Изменить размер шрифта - +
Посёлок Баренцбург помимо шахтного хозяйства имел четыре вертолёта, два морских буксира, российское консульство, школу, детский сад, большой клуб с плавательным бассейном, гостиницу, больницу, научный городок, с десяток жилых зданий – и всё это около двух тысяч населения, где дня не проходило без происшествий, на которые срочно вызывались бойцы ГСВ. То устроили драку в общежитии, то кто то кому то по пьянке откусил нос, пожевал и выплюнул, то начался пожар в клубе, то белый медведь объявился в посёлке, то грузовой корабль по пути в Баренцбург не мог пробиться через толстый слой морского льда, и тогда вызывали спасателей со взрывчаткой, чтобы проложить путь судну, везущему продовольствие и другие товары жителям заполярного городка. Чего только не случалось – и всегда как пожарники или как полицейские появлялись либо бегом, если недалеко от помещения взвода, либо на снегоходах (большую часть года архипелаг Шпицберген в снегу) сильные ребята ГСВ, с которыми не надо было спорить, а следовало выполнять их команды, да и самим им приходилось немало трудится.

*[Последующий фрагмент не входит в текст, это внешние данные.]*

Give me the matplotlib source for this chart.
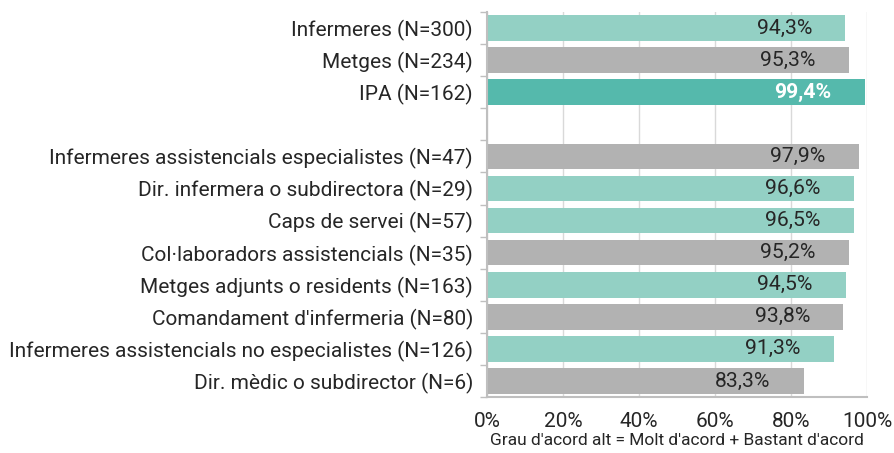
import numpy as np
import matplotlib.pyplot as plt
from matplotlib.ticker import FixedLocator, FuncFormatter

plt.rcParams['font.family'] = ['Roboto', 'DejaVu Sans']

categories = [
    "Infermeres (N=300)",
    "Metges (N=234)",
    "IPA (N=162)",
    "",
    "Infermeres assistencials especialistes (N=47)",
    "Dir. infermera o subdirectora (N=29)",
    "Caps de servei (N=57)",
    "Col·laboradors assistencials (N=35)",
    "Metges adjunts o residents (N=163)",
    "Comandament d'infermeria (N=80)",
    "Infermeres assistencials no especialistes (N=126)",
    "Dir. mèdic o subdirector (N=6)",
]
values = [94.3, 95.3, 99.4, None, 97.9, 96.6, 96.5, 95.2, 94.5, 93.8, 91.3, 83.3]
groups = ["inf", "met", "ipa", None, "met", "inf", "inf", "met", "inf", "met", "inf", "met"]

colors = {"inf": "#93D0C4", "met": "#B2B2B2", "ipa": "#55B9AC"}
text_col = "#262626"

fig = plt.figure(figsize=(8.94, 4.53), dpi=100)
ax = fig.add_axes([487 / 894, 1 - 397 / 453, (867 - 487) / 894, (397 - 12) / 453])

y = np.arange(len(categories))
for yi, v, g in zip(y, values, groups):
    if v is None:
        continue
    ax.barh(yi, v, height=0.8, color=colors[g], zorder=2)
    bold = g == "ipa"
    ax.annotate(f"{v:.1f}%".replace(".", ","), xy=(v, yi), xytext=(-24, 0),
                textcoords="offset points", ha="right", va="center",
                fontsize=15.2, color="white" if bold else text_col,
                fontweight="bold" if bold else "normal", zorder=3)

ax.set_xlim(0, 100)
ax.set_ylim(len(categories) - 0.5, -0.5)
ax.set_yticks(y)
ax.set_yticklabels(categories, fontsize=15, color=text_col)
ax.yaxis.set_minor_locator(FixedLocator(np.arange(-0.5, len(categories), 1)))
ax.tick_params(axis="y", which="major", length=0, pad=10)
ax.tick_params(axis="y", which="minor", length=5, color="#BFBFBF", width=1)

ax.set_xticks(np.arange(0, 101, 20))
ax.xaxis.set_major_formatter(FuncFormatter(lambda v, p: f"{v:.0f}%"))
ax.tick_params(axis="x", length=0, labelsize=15, labelcolor=text_col, pad=11)
ax.grid(axis="x", color="#D9D9D9", linewidth=1, zorder=0)

for s in ["top", "right"]:
    ax.spines[s].set_visible(False)
for s in ["left", "bottom"]:
    ax.spines[s].set_color("#BFBFBF")
    ax.spines[s].set_linewidth(1.5)

ax.set_xlabel("Grau d'acord alt = Molt d'acord + Bastant d'acord", fontsize=12.5,
              color=text_col, labelpad=1.5)

fig.savefig("out.png", dpi=100)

А то ещё был случай из разряда курьёзных. Каждое воскресенье на площади перед столовой шахтёры разворачивают торговлю своими поделками, картинами и сувенирами, привезенными с материка. Покупателями являются туристы, приезжающие на снегоходах или в летний период на туристических судёнышках, прибывающие в норвежский посёлок Лонгиербюен с материка и почти три месяца совершают челночные поездки между российскими и норвежскими посёлками. В такие дни сувенирный базар собирается сразу, как только на горизонте залива появляется судно. Торговцы, не занятые в это время служебными обязанностями, быстро выносят свои товары и раскладывают на столах. Вот в один из таких летних базаров рассеянный турист, увлёкшись покупками, положил на край стола фотоаппарат и забыл о нём. Вспомнил уже на судне, когда то отошло от причала и направлялось в Лонгиербюен. Незадачливый турист тут же сообщил об этом капитану, сказав, что аппарат пропал на русском рынке. Капитан, не долго думая, позвонил по рации в посёлок, и скоро весть пропаже, которую представили как кражу, дошла до директора, а тот, разъярившись, поднял на ноги ГСВ и приказал перевернуть весь посёлок, но найти аппарат. Курьёзным этот случай был потому, что сам продавец, на чьём столе турист забыл свою фотокамеру, не сразу заметил это, а когда увидел, не мог понять, чей аппарат и кому его отдать. Ну, так или не так было на самом деле, но пропажа была возвращена владельцу, для чего в норвежский посёлок был отправлен незамедлительно поселковый буксир. И такими делами приходилось заниматься ГСВ.

Настеньку тоже одолевали мысли. Отмечая автоматически плохое состояние идущего впереди норвежца, с видимым трудом переставлявшего ноги, и с беспокойством поглядывая на широкую спину Степаныча, шедшего чересчур быстро, но всё таки останавливавшегося изредка, чтобы оглянуться назад на отстающих от него спутников, она думала совсем о другом.

Она снова была в Ялте. В палате родильного дома, где женщина врач в безумно белом больничном халате и совершенно таким же бледным лицом вдруг сообщила, что родившуюся три дня назад дочку Настеньки, которую она и в глаза ещё не видела после родов, врачи не смогли выходить. Но ребёнок же родился и был жив. Настенька потрясена. Три дня, когда она ждала, что принесут, а его всё не приносили, она гнала прочь всякие предчувствия, и вдруг случилось. И в эту минуту страшного удара её соседке по койке Тане, которой, кажется, не исполнилось тогда и шестнадцати лет, сестра приносит на кормление мальчика. Настенька, как будто вновь наяву, видит уткнувшуюся в подушку голову совсем ещё девчонки и слышит её приглушённый подушкой и рыданиями голос:

– Не буду, не буду кормить.

А Настенька, ничего не сознавая, кроме того, что у неё самой нет больше ребёнка, но вот он есть совсем рядом чужой, такой же маленький, но никому не нужный, и он хочет есть, а её груди полны молока, которое давит изнутри, просит ребёнка.